Bill and his family moved to Burlington with his lifelong friend Curly Hitchcock who proved to be pivotal to Bill’s future. When Curly married Mary Lacey, a nurse from Fountain, Colorado, Bill met Mary’s sister Billie Lacey at the wedding. It was not love at first sight. Bill’s penchant for teasing did not sit well with Billie. But the rest of the Lacey family became Team Bill when he showed up in Fountain with sheep manure for mom’s sweet peas, restored the younger brothers' broken-down jalopy, and helped put a new roof on older married sister Louise’s house. Eventually Billie came around. Traveling in a train car with an open dome, Billie looked up into the night sky and realized God had a special plan in store for her. And it included Bill Hinkhouse. They wed August 1952. The marriage lasted 70 years, produced 4 kids and 16 grandchildren as well as launched the fourth generation of Hinkhouse family small businesses finding new ways to earn a living on the prairie.
In 1968 Bill and his brother Rex bought their own land and began working for themselves. Great Western opened a sugar processing plant nearby, and Rex and Bill capitalized on their locations and began producing sugar beets. The water intensive crop required innovation in irrigation. Bill and his brother were among Great Western’s top producers for a decade. By the end of the 70’s Bill’s son Barry was too. Hinkhouse Brothers continued to prosper raising wheat and corn after the collapse of the sugar processing plant, occasionally trying out new crops like sunflowers, beans, and barley. Bill and Billie were fortunate to go on two overseas trips to the USSR and South America with other American agricultural entrepreneurs to investigate first-hand different approaches to farming.

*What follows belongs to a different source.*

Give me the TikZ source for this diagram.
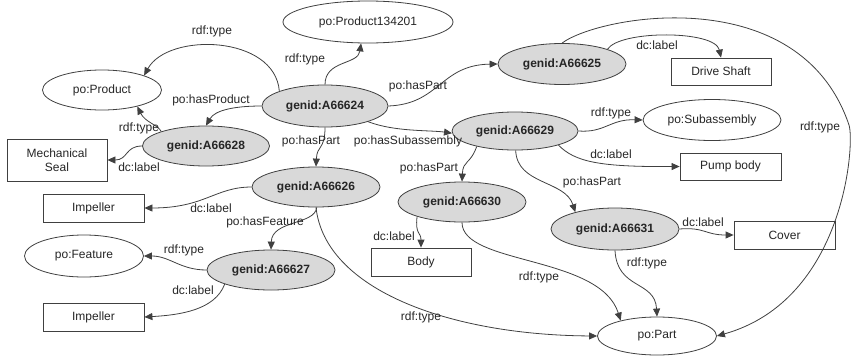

The yellow house just south of town was home for almost 50 years. It was surrounded by fields alternating between wheat and corn. Bill built a shop behind the windbreak in the late 80’s and added an office in the yellow house’s basement. Even after he said something about retirement, Bill showed up at the shop every morning to hear the news from the guys and get an assignment for the day too. Then he would track prices in the basement office during the afternoon and end the day in his easy chair reading the paper. “A guy needs to know what is going on around him,” he would advise his children. That observation and Warren Buffet’s adage about persistence were words Bill lived by. He peppered his words with humor and was loved for his easy-going laughs.
Bill became a grandfather in April 1980. Over the next 43 years, the farm and the yellow house would be his blackboard. He would go on to influence and instruct the next generation with his example and his knowledge.
Bill Hinkhouse passed on Tuesday, December 27, 2022. He was preceded in death by his parents Guy and Maud Hinkhouse, his siblings Rex Hinkhouse, Phyllis Rawson, Jean Sipe and Robert Hinkhouse as well as grandchildren Garrett Padgett and Matthew Hinkhouse.
Bill will be missed by his loving wife Billie Hinkhouse, his children Barry Hinkhouse (Debbie), Beverly Padgett (Dave), Barbara Leander, and Beth Moore (Doug), grandchildren Jenny Yahn (Brad), Christopher Hinkhouse, Kaley Frost (Wilf), Samantha Lovato (Willie), Kate Hinkhouse, Michael Hinkhouse, Michaela Munguia (Michael), Kellyn Sandquist (Erik), Kira Smith (Sam), Elena Leander, Jackie Leander, Mitchell Leander, Sybilla Moore, and Piper Moore, and great- grandchildren Rylie Hinkhouse, Preston Yahn, Trevor Yahn, Caleb Yahn, Myla Lovato, Chloe Lovato, Jaxon Lovato, and Maddie Munguia.
In lieu of flowers, the family is asking for donations to Morgan Community College Foundation in Bill’s name. Public is invited to visit with the family Friday, Jan 13 from 5-7 pm at Love funeral home and attend burial at Fairview Cemetery Saturday, Jan 14 at 11 am.